DATA TO USE:
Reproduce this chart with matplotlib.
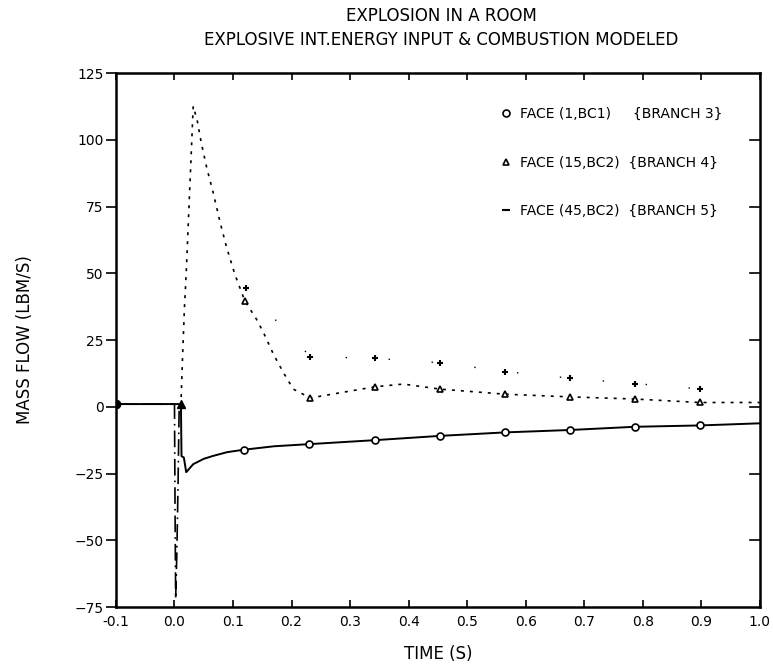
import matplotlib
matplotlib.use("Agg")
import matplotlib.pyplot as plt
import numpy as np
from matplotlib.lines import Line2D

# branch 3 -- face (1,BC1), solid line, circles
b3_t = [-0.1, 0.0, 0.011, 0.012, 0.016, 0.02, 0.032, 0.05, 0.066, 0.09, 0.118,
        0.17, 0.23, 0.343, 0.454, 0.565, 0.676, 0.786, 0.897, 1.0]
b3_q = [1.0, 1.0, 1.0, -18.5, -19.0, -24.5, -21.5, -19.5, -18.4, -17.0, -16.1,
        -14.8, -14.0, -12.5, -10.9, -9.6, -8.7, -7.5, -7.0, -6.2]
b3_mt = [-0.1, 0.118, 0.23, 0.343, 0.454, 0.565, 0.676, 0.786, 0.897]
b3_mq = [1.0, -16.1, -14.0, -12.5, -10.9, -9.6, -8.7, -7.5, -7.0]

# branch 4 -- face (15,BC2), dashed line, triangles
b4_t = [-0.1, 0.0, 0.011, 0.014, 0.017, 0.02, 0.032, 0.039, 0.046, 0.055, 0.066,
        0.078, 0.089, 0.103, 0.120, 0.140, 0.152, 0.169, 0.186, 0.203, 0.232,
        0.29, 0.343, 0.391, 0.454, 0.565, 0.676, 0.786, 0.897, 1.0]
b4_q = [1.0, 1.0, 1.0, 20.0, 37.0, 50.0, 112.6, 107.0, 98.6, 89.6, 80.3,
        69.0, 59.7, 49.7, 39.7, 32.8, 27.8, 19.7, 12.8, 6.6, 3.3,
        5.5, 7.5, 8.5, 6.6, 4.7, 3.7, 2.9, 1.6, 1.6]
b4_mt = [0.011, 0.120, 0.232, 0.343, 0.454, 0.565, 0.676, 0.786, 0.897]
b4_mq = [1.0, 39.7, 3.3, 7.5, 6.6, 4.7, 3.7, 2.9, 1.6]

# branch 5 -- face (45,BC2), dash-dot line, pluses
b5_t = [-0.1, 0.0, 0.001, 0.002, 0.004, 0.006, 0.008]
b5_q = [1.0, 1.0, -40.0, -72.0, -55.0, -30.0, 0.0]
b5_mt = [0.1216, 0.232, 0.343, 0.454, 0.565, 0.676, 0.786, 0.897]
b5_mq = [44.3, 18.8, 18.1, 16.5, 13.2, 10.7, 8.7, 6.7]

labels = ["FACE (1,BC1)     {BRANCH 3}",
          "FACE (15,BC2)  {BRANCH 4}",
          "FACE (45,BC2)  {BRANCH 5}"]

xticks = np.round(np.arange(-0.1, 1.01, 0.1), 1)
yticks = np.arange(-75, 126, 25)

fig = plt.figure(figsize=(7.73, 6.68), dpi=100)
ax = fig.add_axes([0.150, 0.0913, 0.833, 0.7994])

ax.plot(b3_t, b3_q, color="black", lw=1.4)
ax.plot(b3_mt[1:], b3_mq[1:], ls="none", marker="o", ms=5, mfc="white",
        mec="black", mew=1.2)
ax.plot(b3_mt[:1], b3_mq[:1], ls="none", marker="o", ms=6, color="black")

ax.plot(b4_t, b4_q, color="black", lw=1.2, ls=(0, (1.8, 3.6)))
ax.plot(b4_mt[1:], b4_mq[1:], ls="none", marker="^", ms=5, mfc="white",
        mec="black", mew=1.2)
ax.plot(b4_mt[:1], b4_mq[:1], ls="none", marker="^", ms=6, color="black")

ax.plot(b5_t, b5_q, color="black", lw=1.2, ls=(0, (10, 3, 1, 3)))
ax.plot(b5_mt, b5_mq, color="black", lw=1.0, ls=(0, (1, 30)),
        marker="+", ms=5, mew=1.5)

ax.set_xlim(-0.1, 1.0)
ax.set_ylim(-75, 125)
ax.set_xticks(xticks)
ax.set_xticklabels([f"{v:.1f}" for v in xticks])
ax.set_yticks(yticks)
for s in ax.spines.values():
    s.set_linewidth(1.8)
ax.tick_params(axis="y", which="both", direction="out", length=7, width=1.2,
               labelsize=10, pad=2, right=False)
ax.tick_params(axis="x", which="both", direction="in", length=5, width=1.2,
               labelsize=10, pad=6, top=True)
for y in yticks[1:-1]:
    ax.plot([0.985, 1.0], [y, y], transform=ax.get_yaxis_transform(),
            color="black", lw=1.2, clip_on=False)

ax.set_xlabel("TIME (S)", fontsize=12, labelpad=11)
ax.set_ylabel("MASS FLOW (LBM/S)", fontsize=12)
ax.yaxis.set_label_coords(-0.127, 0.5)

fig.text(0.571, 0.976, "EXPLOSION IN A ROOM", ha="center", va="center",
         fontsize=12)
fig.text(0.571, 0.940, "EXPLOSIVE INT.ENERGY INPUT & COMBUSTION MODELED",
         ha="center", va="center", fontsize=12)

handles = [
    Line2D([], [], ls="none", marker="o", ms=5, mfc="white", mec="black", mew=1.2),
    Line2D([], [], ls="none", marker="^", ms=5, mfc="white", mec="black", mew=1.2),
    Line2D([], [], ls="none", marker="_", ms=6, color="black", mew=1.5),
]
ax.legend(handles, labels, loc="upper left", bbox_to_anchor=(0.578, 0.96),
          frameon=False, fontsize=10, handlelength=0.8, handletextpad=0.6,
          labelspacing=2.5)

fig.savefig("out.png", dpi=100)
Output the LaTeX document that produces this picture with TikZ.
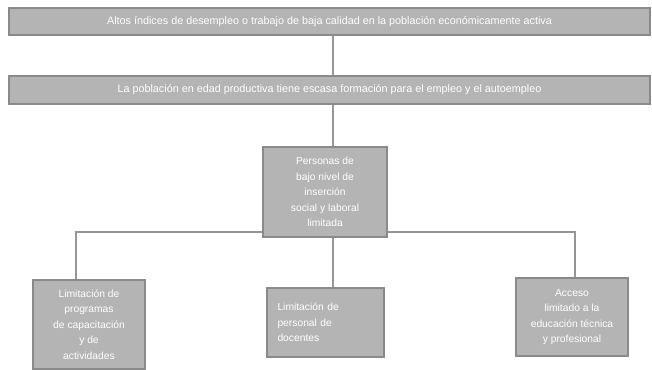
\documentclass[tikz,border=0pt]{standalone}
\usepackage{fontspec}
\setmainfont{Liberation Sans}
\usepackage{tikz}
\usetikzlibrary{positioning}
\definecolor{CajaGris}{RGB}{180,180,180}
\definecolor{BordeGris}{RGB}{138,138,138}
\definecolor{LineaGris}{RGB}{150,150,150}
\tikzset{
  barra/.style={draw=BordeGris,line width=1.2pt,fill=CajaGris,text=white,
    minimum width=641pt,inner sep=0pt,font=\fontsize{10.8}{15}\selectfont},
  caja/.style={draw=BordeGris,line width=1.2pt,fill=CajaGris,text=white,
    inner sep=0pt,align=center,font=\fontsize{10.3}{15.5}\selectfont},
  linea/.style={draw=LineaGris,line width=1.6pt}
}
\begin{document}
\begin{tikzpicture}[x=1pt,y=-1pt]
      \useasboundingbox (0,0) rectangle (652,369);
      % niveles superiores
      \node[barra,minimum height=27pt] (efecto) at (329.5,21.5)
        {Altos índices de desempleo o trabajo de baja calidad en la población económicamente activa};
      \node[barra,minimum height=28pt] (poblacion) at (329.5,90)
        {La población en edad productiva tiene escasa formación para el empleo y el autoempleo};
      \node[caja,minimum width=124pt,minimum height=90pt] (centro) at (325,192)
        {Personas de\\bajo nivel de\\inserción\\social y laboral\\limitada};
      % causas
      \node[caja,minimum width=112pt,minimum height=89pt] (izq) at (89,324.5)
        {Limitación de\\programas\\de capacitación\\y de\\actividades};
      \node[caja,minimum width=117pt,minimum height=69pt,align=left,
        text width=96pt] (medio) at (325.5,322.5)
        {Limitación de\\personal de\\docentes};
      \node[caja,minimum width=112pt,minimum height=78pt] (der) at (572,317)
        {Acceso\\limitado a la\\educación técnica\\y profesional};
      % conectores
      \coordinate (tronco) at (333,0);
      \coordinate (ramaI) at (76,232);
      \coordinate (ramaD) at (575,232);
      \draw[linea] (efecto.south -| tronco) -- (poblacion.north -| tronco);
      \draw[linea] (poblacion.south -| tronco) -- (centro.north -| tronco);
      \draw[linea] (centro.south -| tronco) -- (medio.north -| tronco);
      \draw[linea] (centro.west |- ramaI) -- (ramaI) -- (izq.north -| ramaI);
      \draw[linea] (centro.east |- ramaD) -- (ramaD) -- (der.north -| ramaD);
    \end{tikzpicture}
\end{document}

WORK TO BE COMPLETED:
Copy the records exactly. Skip the pictures.

WORKED SOLUTION:
Reproduce this chart with matplotlib.
import matplotlib
matplotlib.use("Agg")
import matplotlib.pyplot as plt
import numpy as np
from matplotlib.lines import Line2D

# branch 3 -- face (1,BC1), solid line, circles
b3_t = [-0.1, 0.0, 0.011, 0.012, 0.016, 0.02, 0.032, 0.05, 0.066, 0.09, 0.118,
        0.17, 0.23, 0.343, 0.454, 0.565, 0.676, 0.786, 0.897, 1.0]
b3_q = [1.0, 1.0, 1.0, -18.5, -19.0, -24.5, -21.5, -19.5, -18.4, -17.0, -16.1,
        -14.8, -14.0, -12.5, -10.9, -9.6, -8.7, -7.5, -7.0, -6.2]
b3_mt = [-0.1, 0.118, 0.23, 0.343, 0.454, 0.565, 0.676, 0.786, 0.897]
b3_mq = [1.0, -16.1, -14.0, -12.5, -10.9, -9.6, -8.7, -7.5, -7.0]

# branch 4 -- face (15,BC2), dashed line, triangles
b4_t = [-0.1, 0.0, 0.011, 0.014, 0.017, 0.02, 0.032, 0.039, 0.046, 0.055, 0.066,
        0.078, 0.089, 0.103, 0.120, 0.140, 0.152, 0.169, 0.186, 0.203, 0.232,
        0.29, 0.343, 0.391, 0.454, 0.565, 0.676, 0.786, 0.897, 1.0]
b4_q = [1.0, 1.0, 1.0, 20.0, 37.0, 50.0, 112.6, 107.0, 98.6, 89.6, 80.3,
        69.0, 59.7, 49.7, 39.7, 32.8, 27.8, 19.7, 12.8, 6.6, 3.3,
        5.5, 7.5, 8.5, 6.6, 4.7, 3.7, 2.9, 1.6, 1.6]
b4_mt = [0.011, 0.120, 0.232, 0.343, 0.454, 0.565, 0.676, 0.786, 0.897]
b4_mq = [1.0, 39.7, 3.3, 7.5, 6.6, 4.7, 3.7, 2.9, 1.6]

# branch 5 -- face (45,BC2), dash-dot line, pluses
b5_t = [-0.1, 0.0, 0.001, 0.002, 0.004, 0.006, 0.008]
b5_q = [1.0, 1.0, -40.0, -72.0, -55.0, -30.0, 0.0]
b5_mt = [0.1216, 0.232, 0.343, 0.454, 0.565, 0.676, 0.786, 0.897]
b5_mq = [44.3, 18.8, 18.1, 16.5, 13.2, 10.7, 8.7, 6.7]

labels = ["FACE (1,BC1)     {BRANCH 3}",
          "FACE (15,BC2)  {BRANCH 4}",
          "FACE (45,BC2)  {BRANCH 5}"]

xticks = np.round(np.arange(-0.1, 1.01, 0.1), 1)
yticks = np.arange(-75, 126, 25)

fig = plt.figure(figsize=(7.73, 6.68), dpi=100)
ax = fig.add_axes([0.150, 0.0913, 0.833, 0.7994])

ax.plot(b3_t, b3_q, color="black", lw=1.4)
ax.plot(b3_mt[1:], b3_mq[1:], ls="none", marker="o", ms=5, mfc="white",
        mec="black", mew=1.2)
ax.plot(b3_mt[:1], b3_mq[:1], ls="none", marker="o", ms=6, color="black")

ax.plot(b4_t, b4_q, color="black", lw=1.2, ls=(0, (1.8, 3.6)))
ax.plot(b4_mt[1:], b4_mq[1:], ls="none", marker="^", ms=5, mfc="white",
        mec="black", mew=1.2)
ax.plot(b4_mt[:1], b4_mq[:1], ls="none", marker="^", ms=6, color="black")

ax.plot(b5_t, b5_q, color="black", lw=1.2, ls=(0, (10, 3, 1, 3)))
ax.plot(b5_mt, b5_mq, color="black", lw=1.0, ls=(0, (1, 30)),
        marker="+", ms=5, mew=1.5)

ax.set_xlim(-0.1, 1.0)
ax.set_ylim(-75, 125)
ax.set_xticks(xticks)
ax.set_xticklabels([f"{v:.1f}" for v in xticks])
ax.set_yticks(yticks)
for s in ax.spines.values():
    s.set_linewidth(1.8)
ax.tick_params(axis="y", which="both", direction="out", length=7, width=1.2,
               labelsize=10, pad=2, right=False)
ax.tick_params(axis="x", which="both", direction="in", length=5, width=1.2,
               labelsize=10, pad=6, top=True)
for y in yticks[1:-1]:
    ax.plot([0.985, 1.0], [y, y], transform=ax.get_yaxis_transform(),
            color="black", lw=1.2, clip_on=False)

ax.set_xlabel("TIME (S)", fontsize=12, labelpad=11)
ax.set_ylabel("MASS FLOW (LBM/S)", fontsize=12)
ax.yaxis.set_label_coords(-0.127, 0.5)

fig.text(0.571, 0.976, "EXPLOSION IN A ROOM", ha="center", va="center",
         fontsize=12)
fig.text(0.571, 0.940, "EXPLOSIVE INT.ENERGY INPUT & COMBUSTION MODELED",
         ha="center", va="center", fontsize=12)

handles = [
    Line2D([], [], ls="none", marker="o", ms=5, mfc="white", mec="black", mew=1.2),
    Line2D([], [], ls="none", marker="^", ms=5, mfc="white", mec="black", mew=1.2),
    Line2D([], [], ls="none", marker="_", ms=6, color="black", mew=1.5),
]
ax.legend(handles, labels, loc="upper left", bbox_to_anchor=(0.578, 0.96),
          frameon=False, fontsize=10, handlelength=0.8, handletextpad=0.6,
          labelspacing=2.5)

fig.savefig("out.png", dpi=100)
Output the LaTeX document that produces this picture with TikZ.
\documentclass[tikz,border=0pt]{standalone}
\usepackage{fontspec}
\setmainfont{Liberation Sans}
\usepackage{tikz}
\usetikzlibrary{positioning}
\definecolor{CajaGris}{RGB}{180,180,180}
\definecolor{BordeGris}{RGB}{138,138,138}
\definecolor{LineaGris}{RGB}{150,150,150}
\tikzset{
  barra/.style={draw=BordeGris,line width=1.2pt,fill=CajaGris,text=white,
    minimum width=641pt,inner sep=0pt,font=\fontsize{10.8}{15}\selectfont},
  caja/.style={draw=BordeGris,line width=1.2pt,fill=CajaGris,text=white,
    inner sep=0pt,align=center,font=\fontsize{10.3}{15.5}\selectfont},
  linea/.style={draw=LineaGris,line width=1.6pt}
}
\begin{document}
\begin{tikzpicture}[x=1pt,y=-1pt]
      \useasboundingbox (0,0) rectangle (652,369);
      % niveles superiores
      \node[barra,minimum height=27pt] (efecto) at (329.5,21.5)
        {Altos índices de desempleo o trabajo de baja calidad en la población económicamente activa};
      \node[barra,minimum height=28pt] (poblacion) at (329.5,90)
        {La población en edad productiva tiene escasa formación para el empleo y el autoempleo};
      \node[caja,minimum width=124pt,minimum height=90pt] (centro) at (325,192)
        {Personas de\\bajo nivel de\\inserción\\social y laboral\\limitada};
      % causas
      \node[caja,minimum width=112pt,minimum height=89pt] (izq) at (89,324.5)
        {Limitación de\\programas\\de capacitación\\y de\\actividades};
      \node[caja,minimum width=117pt,minimum height=69pt,align=left,
        text width=96pt] (medio) at (325.5,322.5)
        {Limitación de\\personal de\\docentes};
      \node[caja,minimum width=112pt,minimum height=78pt] (der) at (572,317)
        {Acceso\\limitado a la\\educación técnica\\y profesional};
      % conectores
      \coordinate (tronco) at (333,0);
      \coordinate (ramaI) at (76,232);
      \coordinate (ramaD) at (575,232);
      \draw[linea] (efecto.south -| tronco) -- (poblacion.north -| tronco);
      \draw[linea] (poblacion.south -| tronco) -- (centro.north -| tronco);
      \draw[linea] (centro.south -| tronco) -- (medio.north -| tronco);
      \draw[linea] (centro.west |- ramaI) -- (ramaI) -- (izq.north -| ramaI);
      \draw[linea] (centro.east |- ramaD) -- (ramaD) -- (der.north -| ramaD);
    \end{tikzpicture}
\end{document}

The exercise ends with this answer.